More often than not, I agree with his observations and his goals. Where we disagree is in our approach to bringing about change in the world. I’m not much for confrontations. I haven’t found it useful to tell other people what to do or what to believe. I know that conversion occasionally occurs, but I’m not much for trying to convert others. I think that it is far more important to get other people to speak to each other than it is to get them to listen to me.

And that is what is so strange about the paths our lives have taken. I have an audience. I get up in front of more than a hundred people every week and they listen to what I say. Sometimes when I speak a hush falls over the room as if everyone is straining to hear my words. He seems so confident that he knows exactly what people should think and believe and is so sure that he could tell them what to do. I have none of that confidence. I struggle and sweat over every sermon. I wonder if I have anything meaningful to say.

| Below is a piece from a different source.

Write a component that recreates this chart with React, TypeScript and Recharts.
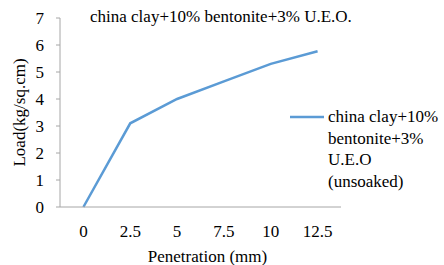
import { LineChart, Line, XAxis, YAxis, Label } from 'recharts'

const penetration = ['0', '2.5', '5', '7.5', '10', '12.5']
const load = [0, 3.1, 4.0, 4.65, 5.3, 5.77]
const yTicks = [0, 1, 2, 3, 4, 5, 6, 7]
const boundaryTicks = [0, 1, 2, 3, 4, 5, 6]
const title = 'china clay+10% bentonite+3% U.E.O.'
const legendLines = ['china clay+10%', 'bentonite+3%', 'U.E.O', '(unsoaked)']

const data = penetration.map((p, i) => ({ x: p, idx: i, load: load[i] }))

const FONT = 'Liberation Serif, Times New Roman, serif'
const FS = 17
const AXIS = '#a6a6a6'
const BLUE = '#5b9bd5'

function LegendBox() {
  return (
    <div style={{ position: 'absolute', left: 290, top: 106, display: 'flex', alignItems: 'flex-start', fontFamily: FONT, fontSize: FS, color: '#000', lineHeight: '21.5px' }}>
      <svg width={38} height={21} style={{ flex: 'none' }}>
        <line x1={0} y1={11} x2={34} y2={11} stroke={BLUE} strokeWidth={2.5} />
      </svg>
      <div>
        {legendLines.map(l => <div key={l}>{l}</div>)}
      </div>
    </div>
  )
}

export default function App() {
  return (
    <div style={{ position: 'absolute', left: 0, top: 0, width: 444, height: 265, background: '#fff' }}>
      <LineChart width={444} height={265} data={data} margin={{ top: 18, right: 103, bottom: 0, left: 0 }}>
        <XAxis
          xAxisId="grid"
          type="number"
          dataKey="idx"
          domain={[0, 6]}
          ticks={boundaryTicks}
          allowDataOverflow
          tick={false}
          axisLine={false}
          tickLine={{ stroke: AXIS }}
          tickSize={4}
          height={0}
        />
        <XAxis
          xAxisId="cat"
          dataKey="x"
          type="category"
          scale="band"
          interval={0}
          axisLine={{ stroke: AXIS }}
          tickLine={false}
          tickMargin={12}
          tick={{ fill: '#000', fontSize: FS, fontFamily: FONT }}
          height={58}
        >
          <Label value="Penetration (mm)" position="insideBottom" offset={3} dx={7} style={{ fill: '#000', fontSize: FS, fontFamily: FONT }} />
        </XAxis>
        <YAxis
          domain={[0, 7]}
          ticks={yTicks}
          interval={0}
          width={60}
          axisLine={{ stroke: AXIS }}
          tickLine={{ stroke: AXIS }}
          tickSize={4}
          tickMargin={12}
          tick={{ fill: '#000', fontSize: FS, fontFamily: FONT }}
        >
          <Label value="Load(kg/sq.cm)" angle={-90} position="insideLeft" offset={19} style={{ fill: '#000', fontSize: FS, fontFamily: FONT, textAnchor: 'middle' }} />
        </YAxis>
        <Line
          xAxisId="cat"
          type="linear"
          dataKey="load"
          name={legendLines.join(' ')}
          stroke={BLUE}
          strokeWidth={2.5}
          dot={false}
          isAnimationActive={false}
        />
      </LineChart>
      <LegendBox />
      <div style={{ position: 'absolute', left: 90, top: 7, fontFamily: FONT, fontSize: FS, color: '#000', whiteSpace: 'nowrap' }}>
        {title}
      </div>
    </div>
  )
}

I hope and pray that I might occasionally inspire, but know that it is probably sufficient to simply do no harm. I don’t have the answers.

He, on the other hand, seems to have lots of answers. But he has no audience. Sometimes he can get a few people to listen. He mostly speaks to very small groups and often it is a collection of people who already agree with him.

Life is strange that way.

I think I understand one of the differences between us, but I am not sure that he would accept my analysis. It seems to me that he owns his message. He has come up with his ideas and interpretations and they belong to him. I, on the other hand, did not create the ideas I try to communicate. The message I have does not belong to me alone. My job is to give voice to truths that existed long before I was born and that will exist long after my voice is stilled. The stories I have to tell are stories that our people have been telling for generations – for millennia. And I struggle to get them right because I believe deeply in the power of words. The words we use are important and language is a changing entity. It takes new words to speak to a new generation, but the truth is much bigger than my choice of words. It is much bigger than my life.

I once read that it is not difficult to choose between right and wrong. The difficult choice is between what is right and what is best. Maybe that is one of the differences between us. He is struggling to proclaim what is right in a world that has much wrong. I, on the other hand, live among people who know right from wrong and who are trying to figure out what is best.

So we are both making our way in the world. It is not that one life is better or more meaningful than another. We are just different.

And speaking with him is a blessing if for no other reason that it encourages me to take a fresh look at myself. I’m still trying to figure out how to do the work to which I have been called.